M. Gottfried Keller appartient à la Suisse, et nous marquerons l’influence de cette origine sur son talent. Mais, en matière de littérature, n’est-ce pas la langue qui détermine la nationalité ? Bien qu’elle n’ait pas orné l’Allemagne de noms aussi glorieux que ceux de Jean-Jacques et de Mme de Staël, la Suisse allemande a toujours participé à la vie intellectuelle des Allemands. Zurich, sa capitale littéraire, est un des centres nerveux de la pensée germanique, qui n’est pas concentrée, comme en France, en une seule ville, en un cerveau unique et absorbant.

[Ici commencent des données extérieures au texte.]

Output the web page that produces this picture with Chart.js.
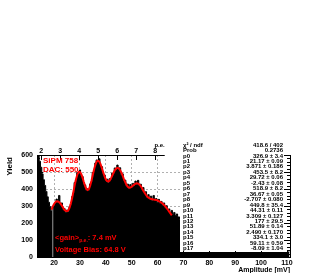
<!DOCTYPE html>
<html><head><meta charset="utf-8">
<script src="https://cdn.jsdelivr.net/npm/chart.js@4.4.1/dist/chart.umd.min.js"></script>
<style>html,body{margin:0;padding:0;background:#fff;overflow:hidden}canvas{display:block}</style>
</head><body>
<canvas id="c" width="327" height="273"></canvas>
<script>
// ---- data ----
const binCenters = [
 13.5,14,14.5,15,15.5,16,16.5,17,17.5,18,
 18.5,19,19.5,20,20.5,21,21.5,22,22.5,23,
 23.5,24,24.5,25,25.5,26,26.5,27,27.5,28,
 28.5,29,29.5,30,30.5,31,31.5,32,32.5,33,
 33.5,34,34.5,35,35.5,36,36.5,37,37.5,38,
 38.5,39,39.5,40,40.5,41,41.5,42,42.5,43,
 43.5,44,44.5,45,45.5,46,46.5,47,47.5,48,
 48.5,49,49.5,50,50.5,51,51.5,52,52.5,53,
 53.5,54,54.5,55,55.5,56,56.5,57,57.5,58,
 58.5,59,59.5,60,60.5,61,61.5,62,62.5,63,
 63.5,64,64.5,65,65.5,66,66.5,67,67.5,68,
 69,70,71,72,73,74,75,76,77,78,
 79,80,81,82,83,84,85,86,87,88,
 89,90,91,92,93,94,95,96,97,98,
 99,100,101,102,103,104,105,106,107,108,
 109,110,111];
const counts = [
 642,601,563,528,489,455,421,386,354,322,
 296,271,284,301,318,341,322,362,309,318,
 279,285,262,276,264,297,309,355,377,438,
 451,497,489,512,481,473,428,424,392,401,
 389,430,442,497,509,553,571,559,578,538,
 531,489,483,449,458,436,461,455,493,489,
 524,512,541,516,525,486,489,447,452,418,
 429,401,426,407,433,419,447,428,451,419,
 428,398,409,371,384,349,367,339,358,331,
 362,329,344,321,339,316,327,304,318,291,
 302,276,283,262,274,251,262,244,253,236,
 221,204,193,176,168,152,141,133,121,114,
 103,98,89,84,77,73,66,63,58,55,
 51,49,46,44,42,41,39,38,37,36,
 35,35,34,34,33,33,32,32,31,31,
 31,30,30];
const fitX = [
 19,19.5,20,20.5,21,21.5,22,22.5,23,23.5,
 24,24.5,25,25.5,26,26.5,27,27.5,28,28.5,
 29,29.5,30,30.5,31,31.5,32,32.5,33,33.5,
 34,34.5,35,35.5,36,36.5,37,37.5,38,38.5,
 39,39.5,40,40.5,41,41.5,42,42.5,43,43.5,
 44,44.5,45,45.5,46,46.5,47,47.5,48,48.5,
 49,49.5,50,50.5,51,51.5,52,52.5,53,53.5,
 54,54.5,55,55.5,56,56.5,57,57.5,58,58.5,
 59,59.5,60,60.5,61,61.5,62,62.5,63,63.5,
 64,64.5,65,65.5];
const fitY = [
 279,298,312,322,328,327,322,314,302,290,
 278,271,269,275,290,316,348,386,425,459,
 485,500,500,489,467,441,417,400,394,400,
 422,451,485,518,544,562,567,561,545,522,
 498,475,456,446,444,450,464,479,496,511,
 520,524,521,512,497,478,458,440,424,413,
 408,409,413,420,426,432,434,432,426,417,
 404,390,378,366,356,349,345,341,340,338,
 337,335,333,329,325,319,313,306,298,288,
 278,267,256,245];
const xTicks = [20,30,40,50,60,70,80,90,100,110];
const yTicks = [0,100,200,300,400,500,600];
const peTicks = [2,3,4,5,6,7,8];
const pe8Mv = 59.1, gainMv = 7.35, peAxisEnd = 8.5;
const markerMv = 19.5, markerTop = 285;
const statNames = ['χ² / ndf','Prob','p0','p1','p2','p3','p4','p5','p6','p7','p8','p9','p10','p11','p12','p13','p14','p15','p16','p17'];
const statValues = ['418.6 / 402','0.2736','326.9 ± 3.4','21.17 ± 0.09','3.871 ± 0.186','453.5 ± 8.2','29.72 ± 0.06','-2.43 ± 0.08','518.9 ± 8.2','36.67 ± 0.05','-2.707 ± 0.080','449.8 ± 35.4','44.31 ± 0.11','3.309 ± 0.127','177 ± 29.5','51.89 ± 0.14','2.490 ± 0.170','334.1 ± 3.0','59.11 ± 0.59','-8.09 ± 1.04'];

const FONT = '"Liberation Sans", Arial, sans-serif';

const deco = {
  id: 'deco',
  afterDraw(chart) {
    const {ctx, chartArea: a, scales: {x, y}} = chart;
    ctx.save();
    // stats box
    ctx.fillStyle = '#fff';
    ctx.fillRect(180, 140, 107, 112);
    ctx.fillStyle = '#000';
    ctx.font = 'bold 6px ' + FONT;
    ctx.textBaseline = 'middle';
    statNames.forEach((n, i) => {
      const yy = 145 + i * 5.45;
      ctx.textAlign = 'left'; ctx.fillText(n, 183, yy);
      ctx.textAlign = 'right'; ctx.fillText(statValues[i], 283, yy);
    });
    // inward ticks on left/right axes
    ctx.strokeStyle = '#000'; ctx.lineWidth = 1;
    ctx.beginPath();
    for (let v = 0; v <= 600; v += 20) {
      const py = Math.round(y.getPixelForValue(v)) + 0.5;
      const len = v % 100 === 0 ? 6 : 3;
      ctx.moveTo(a.right - len, py); ctx.lineTo(a.right, py);
      ctx.moveTo(a.left, py); ctx.lineTo(a.left + len, py);
    }
    for (let v = 14; v <= 110; v += 2) {
      const px = Math.round(x.getPixelForValue(v)) + 0.5;
      const len = v % 10 === 0 ? 6 : 3;
      ctx.moveTo(px, a.bottom); ctx.lineTo(px, a.bottom - len);
    }
    ctx.stroke();
    // top p.e. axis
    const peToMv = p => pe8Mv + (p - 8) * gainMv;
    const xEnd = x.getPixelForValue(peToMv(peAxisEnd));
    ctx.beginPath();
    ctx.moveTo(a.left, a.top + 0.5); ctx.lineTo(xEnd, a.top + 0.5);
    peTicks.forEach(p => {
      const px = Math.round(x.getPixelForValue(peToMv(p))) + 0.5;
      ctx.moveTo(px, a.top); ctx.lineTo(px, a.top + 5);
    });
    ctx.stroke();
    ctx.font = 'bold 7px ' + FONT;
    ctx.textAlign = 'center'; ctx.textBaseline = 'alphabetic';
    peTicks.forEach(p => {
      ctx.fillText(String(p), x.getPixelForValue(peToMv(p)), a.top - 2);
    });
    ctx.textAlign = 'right';
    ctx.font = 'bold 6px ' + FONT;
    ctx.fillText('p.e.', xEnd, a.top - 8);
    // axis titles
    ctx.font = 'bold 7px ' + FONT;
    ctx.textAlign = 'right'; ctx.textBaseline = 'middle';
    ctx.fillText('Amplitude [mV]', a.right, 270);
    ctx.save();
    ctx.translate(10, 157); ctx.rotate(-Math.PI / 2);
    ctx.font = 'bold 8px ' + FONT;
    ctx.textAlign = 'right';
    ctx.fillText('Yield', 0, 0);
    ctx.restore();
    // red annotations
    ctx.fillStyle = '#ff0000';
    ctx.textAlign = 'left'; ctx.textBaseline = 'middle';
    ctx.font = 'bold 8px ' + FONT;
    ctx.fillText('SiPM 758', 43, 161);
    ctx.fillText('DAC: 550', 43, 170);
    ctx.font = 'bold 7.5px ' + FONT;
    let tx = 55;
    ctx.fillText('<gain>', tx, 238); tx += ctx.measureText('<gain>').width;
    ctx.font = 'bold 5px ' + FONT;
    ctx.fillText('p.e.', tx, 241); tx += ctx.measureText('p.e.').width;
    ctx.font = 'bold 7.5px ' + FONT;
    ctx.fillText(': 7.4 mV', tx, 238);
    ctx.fillText('Voltage Bias: 64.8 V', 55, 250);
    ctx.restore();
  }
};

const tickFont = {family: FONT, size: 7, weight: 'bold'};
new Chart(document.getElementById('c'), {
  type: 'line',
  data: {
    datasets: [
      {label: 'fit', data: fitX.map((v, i) => ({x: v, y: fitY[i]})), borderColor: '#ff0000', borderWidth: 2, pointRadius: 0, fill: false, tension: 0, order: 1},
      {label: 'marker', data: [{x: markerMv, y: 0}, {x: markerMv, y: markerTop}], borderColor: '#9a9a9a', borderWidth: 1, pointRadius: 0, fill: false, order: 2},
      {label: 'hist', data: binCenters.map((v, i) => ({x: v, y: counts[i]})), stepped: 'middle', fill: 'origin', backgroundColor: '#000', borderColor: '#000', borderWidth: 1, pointRadius: 0, order: 3}
    ]
  },
  options: {
    responsive: false, animation: false, devicePixelRatio: 1,
    layout: {padding: {top: 155, left: 0, right: 0, bottom: 0}},
    plugins: {legend: {display: false}, tooltip: {enabled: false}},
    scales: {
      x: {
        type: 'linear', position: 'bottom', min: 13.4, max: 111.2,
        afterBuildTicks: s => { s.ticks = xTicks.map(v => ({value: v})); },
        afterFit: s => { s.height = 16; },
        ticks: {font: tickFont, color: '#000', padding: 2, maxRotation: 0, autoSkip: false},
        grid: {color: '#b0b0b0', drawTicks: false, lineWidth: 1},
        border: {display: true, color: '#000', width: 1, dash: [2, 2]}
      },
      y: {
        position: 'left', min: 0, max: 600,
        afterBuildTicks: s => { s.ticks = yTicks.map(v => ({value: v})); },
        afterFit: s => { s.width = 37; },
        ticks: {font: tickFont, color: '#000', padding: 4},
        grid: {color: c => (c.tick && c.tick.value === 600) ? 'rgba(0,0,0,0)' : '#b0b0b0', drawTicks: false, lineWidth: 1},
        border: {display: true, color: '#000', width: 1, dash: [2, 2]}
      },
      y2: {
        position: 'right', min: 0, max: 600,
        afterFit: s => { s.width = 37; },
        ticks: {display: false},
        grid: {display: false, drawTicks: false},
        border: {display: true, color: '#000', width: 1}
      }
    }
  },
  plugins: [deco]
});
</script>
</body></html>
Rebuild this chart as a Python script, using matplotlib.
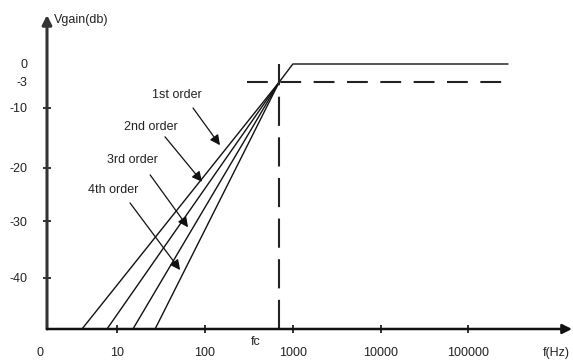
import numpy as np
import matplotlib.pyplot as plt
from matplotlib.ticker import NullLocator

plt.rcParams['font.family'] = ['Liberation Sans', 'DejaVu Sans']

# corner frequency, all slopes meet here
fc = 700
fc_gain = -3
# where the 1st..4th order slopes hit the bottom of the plot
start_freqs = [3.97, 7.65, 15.1, 27.0]
bottom_gain = -49
pass_start = 1000
pass_end = 2.8e5
pass_gain = 0
half_start = 300

y_ticks = [0, -3, -10, -20, -30, -40]
y_labels = ['0', '-3', '-10', '-20', '-30', '-40']
x_ticks = [10, 100, 1000, 10000, 100000]
x_labels = ['10', '100', '1000', '10000', '100000']

order_labels = ['1st order', '2nd order', '3rd order', '4th order']
label_pos = [(48, -6.5), (24.3, -13.2), (14.8, -18.7), (9.0, -24.1)]
arrow_tail = [(73, -10), (35, -14.8), (23.7, -21.3), (14, -26.6)]
arrow_tip = [(148, -16.2), (92.5, -22.6), (64, -31.1), (52, -38.6)]

# the drawing is a sketch, the dB axis is not evenly spaced
db_knots = [-49, -40, -30, -20, -10, -3, 0, 9]
pos_knots = [0, 51, 108, 161, 221, 247, 265, 314]


def fwd(y):
    return np.interp(y, db_knots, pos_knots)


def inv(p):
    return np.interp(p, pos_knots, db_knots)


fs = 9
tc = '#222'

fig = plt.figure(figsize=(5.73, 3.62), dpi=100)
ax = fig.add_axes([47 / 573, 33 / 362, 525 / 573, 314 / 362])
ax.set_xscale('log')
ax.set_yscale('function', functions=(fwd, inv))
ax.set_xlim(1.586, 1.51e6)
ax.set_ylim(-49, 9)

for sp in ax.spines.values():
    sp.set_visible(False)

# slopes
for i, f0 in enumerate(start_freqs):
    if i == 0:
        xs = [f0, fc, pass_start, pass_end]
        ys = [bottom_gain, fc_gain, pass_gain, pass_gain]
    else:
        xs = [f0, fc]
        ys = [bottom_gain, fc_gain]
    ax.plot(xs, ys, color='#111', lw=1.0)

# -3 dB and fc guides
ax.plot([half_start, pass_end], [fc_gain, fc_gain], color='#222', lw=1.5,
        dashes=(10, 6))
ax.plot([fc, fc], [bottom_gain, pass_gain], color='#222', lw=1.5,
        dashes=(14, 5.5))

for lab, lp, t0, t1 in zip(order_labels, label_pos, arrow_tail, arrow_tip):
    ax.text(lp[0], lp[1], lab, fontsize=fs, color=tc, ha='center', va='center')
    ax.annotate('', xy=t1, xytext=t0,
                arrowprops=dict(arrowstyle='-|>', color='#111', lw=0.9,
                                mutation_scale=15, shrinkA=0, shrinkB=0))

# axes with arrow heads
ax.annotate('', xy=(0, 1), xytext=(0, 0), xycoords='axes fraction',
            arrowprops=dict(arrowstyle='-|>', color='#333', lw=2.2,
                            mutation_scale=14, shrinkA=0, shrinkB=0),
            annotation_clip=False)
ax.annotate('', xy=(1, 0), xytext=(0, 0), xycoords='axes fraction',
            arrowprops=dict(arrowstyle='-|>', color='#111', lw=1.8,
                            mutation_scale=14, shrinkA=0, shrinkB=0),
            annotation_clip=False)

ax.set_xticks(x_ticks)
ax.set_xticklabels(x_labels)
ax.set_yticks(y_ticks)
ax.set_yticklabels(y_labels)
ax.xaxis.set_minor_locator(NullLocator())
ax.yaxis.set_minor_locator(NullLocator())
ax.tick_params(axis='both', direction='inout', length=6, width=1.3,
               color='#222', labelsize=fs, labelcolor=tc)
ax.tick_params(axis='x', pad=10)
ax.tick_params(axis='y', pad=11)
for t in ax.yaxis.get_major_ticks()[:2]:
    t.tick1line.set_visible(False)

ax.annotate('0', xy=(0, 0), xycoords='axes fraction', xytext=(-7, -24),
            textcoords='offset pixels', fontsize=fs, color=tc,
            ha='center', va='center', annotation_clip=False)
ax.annotate('fc', xy=(fc, bottom_gain), xytext=(-24, -13),
            textcoords='offset pixels', fontsize=fs, color=tc,
            ha='center', va='center', annotation_clip=False)
ax.annotate('f(Hz)', xy=(1, 0), xycoords='axes fraction', xytext=(-16, -24),
            textcoords='offset pixels', fontsize=fs, color=tc,
            ha='center', va='center', annotation_clip=False)
ax.annotate('Vgain(db)', xy=(0, 1), xycoords='axes fraction', xytext=(7, -5),
            textcoords='offset pixels', fontsize=fs, color=tc,
            ha='left', va='center', annotation_clip=False)

fig.savefig('out.png', dpi=100)
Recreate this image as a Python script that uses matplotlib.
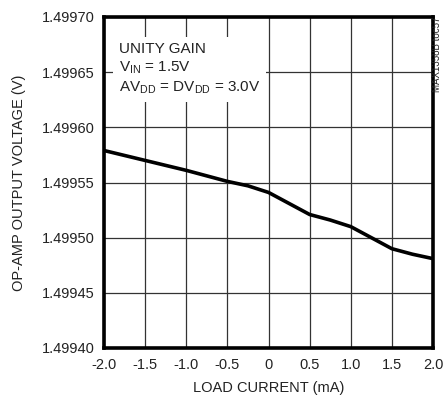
import numpy as np
import matplotlib.pyplot as plt

# load current (mA) and op-amp output (V)
load_current = [-2.0, -1.5, -1.0, -0.5, -0.25, 0.0, 0.25, 0.5, 0.75, 1.0, 1.25, 1.5, 1.75, 2.0]
out_voltage = [1.499579, 1.499570, 1.499561, 1.499551, 1.499547, 1.499541, 1.499531,
               1.499521, 1.499516, 1.499510, 1.499500, 1.499490, 1.499485, 1.499481]

xticks = [-2.0, -1.5, -1.0, -0.5, 0, 0.5, 1.0, 1.5, 2.0]
xtick_labels = ["-2.0", "-1.5", "-1.0", "-0.5", "0", "0.5", "1.0", "1.5", "2.0"]
yticks = [1.49940, 1.49945, 1.49950, 1.49955, 1.49960, 1.49965, 1.49970]

plt.rcParams['font.family'] = ["Liberation Sans", "DejaVu Sans"]

fig = plt.figure(figsize=(4.43, 4.05), dpi=100)
ax = fig.add_axes([104/443, 1 - 348/405, 329/443, 331/405])

ax.plot(load_current, out_voltage, color='black', lw=2.6, zorder=3,
        solid_capstyle='butt', solid_joinstyle='round')

ax.set_xlim(-2.0, 2.0)
ax.set_ylim(1.49940, 1.49970)
ax.set_xticks(xticks)
ax.set_xticklabels(xtick_labels)
ax.set_yticks(yticks)
ax.set_yticklabels(["%.5f" % v for v in yticks])
ax.tick_params(length=0, labelsize=10.5, pad=7, colors='#222222')
ax.grid(True, color='#333333', lw=0.9)
ax.set_axisbelow(True)
for s in ax.spines.values():
    s.set_linewidth(2.6)
    s.set_color('black')

ax.set_xlabel("LOAD CURRENT (mA)", fontsize=10.5, color='#222222', labelpad=7)
ax.set_ylabel("OP-AMP OUTPUT VOLTAGE (V)", fontsize=10.5, color='#222222', labelpad=11)

ax.text(0.045, 0.925,
        "UNITY GAIN\n$\\mathregular{V_{IN}}$ = 1.5V\n$\\mathregular{AV_{DD}}$ = $\\mathregular{DV_{DD}}$ = 3.0V",
        transform=ax.transAxes, fontsize=11, va='top', ha='left', color='#222222',
        linespacing=1.3, zorder=4,
        bbox=dict(boxstyle='square,pad=0.4', fc='white', ec='none'))

fig.text(0.987, 0.96, "MAX1358B toc57", rotation=90, fontsize=7, ha='center', va='top', color='#222222')

fig.savefig("out.png", dpi=100)
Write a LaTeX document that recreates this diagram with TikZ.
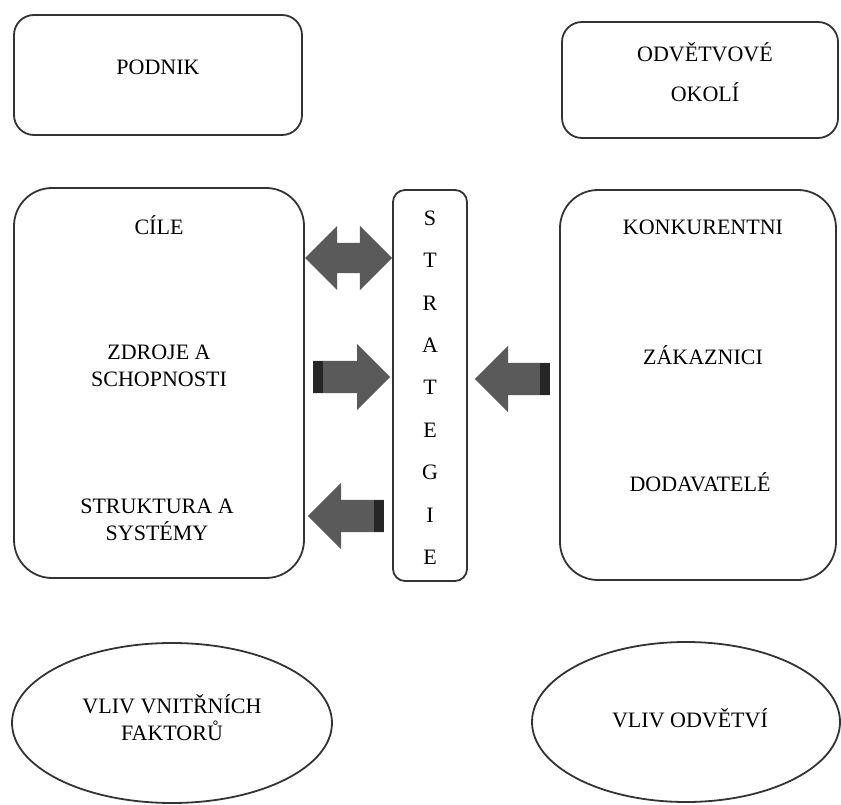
\documentclass[tikz,border=0pt]{standalone}
\usepackage{fontspec}
\setmainfont{Liberation Serif}
\usepackage{tikz}
\usetikzlibrary{shapes.geometric, shapes.arrows, positioning, calc}
\definecolor{RamecSeda}{HTML}{333333}
\definecolor{SipkaSeda}{HTML}{5A5A5A}
\definecolor{SipkaTmava}{HTML}{262626}

\begin{document}
\begin{tikzpicture}[x=1pt, y=1pt, every node/.style={font=\fontsize{22}{27}\selectfont}]
      \tikzset{
        blok/.style={rectangle, rounded corners=20pt, draw=RamecSeda, line width=1.8pt, inner sep=0pt},
        velkyblok/.style={blok, rounded corners=38pt},
        vliv/.style={ellipse, draw=RamecSeda, line width=1.8pt, inner sep=0pt},
        popis/.style={align=center, inner sep=0pt},
        sipka/.style={single arrow, fill=SipkaSeda, inner xsep=0pt, inner ysep=16pt, single arrow head extend=17pt, anchor=tail},
        dvojsipka/.style={double arrow, fill=SipkaSeda, inner xsep=0pt, inner ysep=15pt, double arrow head extend=17pt}
      }
      \useasboundingbox (0,0) rectangle (841,-805);

      % Boxes
      \node[blok, minimum width=288pt, minimum height=120pt] (podnik) at (158,-75) {};
      \node[blok, minimum width=276pt, minimum height=116pt] (okoli) at (700,-80) {};
      \node[velkyblok, minimum width=290pt, minimum height=390pt] (firma) at (159,-383) {};
      \node[blok, rounded corners=12pt, minimum width=74pt, minimum height=391pt] (strat) at (430,-385.5) {};
      \node[velkyblok, minimum width=276pt, minimum height=390pt] (odvetvi) at (698,-385) {};
      \node[vliv, minimum width=320pt, minimum height=160pt] (vnitrni) at (172,-723) {};
      \node[vliv, minimum width=308pt, minimum height=160pt] (vnejsi) at (686,-722) {};

      % Texts
      \node[popis] (tpodnik) at (podnik) [yshift=8pt] {PODNIK};
      \node[popis, font=\fontsize{22}{40}\selectfont] (tokoli) at (705,-72) {ODVĚTVOVÉ\\OKOLÍ};
      \node[popis] (cile) at (159,-225) {CÍLE};
      \node[popis] (zdroje) at (159,-366) {ZDROJE A\\SCHOPNOSTI};
      \node[popis] (struktura) at (157,-520) {STRUKTURA A\\SYSTÉMY};
      \node[popis] (konk) at (703,-227) {KONKURENTNI};
      \node[popis] (zak) at (703,-355) {ZÁKAZNICI};
      \node[popis] (dod) at (700,-482) {DODAVATELÉ};
      \node[popis] (tvnitrni) at (172,-718) {VLIV VNITŘNÍCH\\FAKTORŮ};
      \node[popis] (tvnejsi) at (690,-718) {VLIV ODVĚTVÍ};
      \foreach \pismeno [count=\i from 0] in {S,T,R,A,T,E,G,I,E}
        \node[popis] (s\i) at (430,{-218-42.4*\i}) {\pismeno};

      % Arrows
      \node[dvojsipka, minimum height=87pt] (cilesipka) at (348.5,-258) {};
      \node[sipka, minimum height=77pt] (zdrojesipka) at (313,-377) {};
      \node[sipka, shape border rotate=180, minimum height=75pt] (zaksipka) at (550,-379) {};
      \node[sipka, shape border rotate=180, minimum height=76pt] (struksipka) at (384,-516) {};
      \fill[SipkaTmava] ($(zdrojesipka.tail)+(0,16)$) rectangle ++(10,-32);
      \fill[SipkaTmava] ($(zaksipka.tail)+(-10,16)$) rectangle ++(10,-32);
      \fill[SipkaTmava] ($(struksipka.tail)+(-10,16)$) rectangle ++(10,-32);

    \end{tikzpicture}
\end{document}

C’est à Zurich que M. Gottfried Keller est né en 1819. Son père y exerçait la profession de maître tourneur ; il mourut jeune, laissant son fils et sa fille aux soins de leur mère, qui les éleva le mieux qu’elle put. Ses premières études terminées, Gottfried crut sentir en lui la vocation de la peinture ; il se rendit en Allemagne, fréquenta les ateliers, et s’aperçut bien vite de sa méprise. De retour à Zurich, il mit de côté toile et pinceau et se tourna vers les lettres. Des querelles politiques et religieuses déchiraient alors les cantons suisses : la passion de parti lui inspira, en 1846, un volume de poésies où il est question des jésuites et de l’araignée de Rome ; mais, dans ce genre inférieur de la poésie politique, M. Gottfried Keller n’a pas atteint la réputation d’un Herwegh ou d’un Freiligrath. Ses poésies complètes, réunies en 1883, renferment quelques pièces que l’on pourrait citer, par exemple son Gueux, dans le goût de Callot ; elles n’ont obtenu toutefois qu’un succès d’estime. Après cette incertitude des premiers débuts, M. Gottfried Keller devait bientôt trouver sa voie. En 1848, il retournait en Allemagne pour y compléter ses études aux frais du gouvernement cantonal. Il séjourna à l’université d’Heidelberg, puis à Berlin plusieurs années, et composa dans cette ville son premier roman sous le titre bizarre : le Vert Henri, der Grüne Heinrich[1].

Publié en 1854 et 1855, ce roman a paru sous une nouvelle forme et avec un nouveau dénouaient en 1879. C’était d’abord un récit, ce sont maintenant des confessions que fait le héros

  1. Nom donné au héros, à cause de la couleur du costume qu’il portait tout enfant.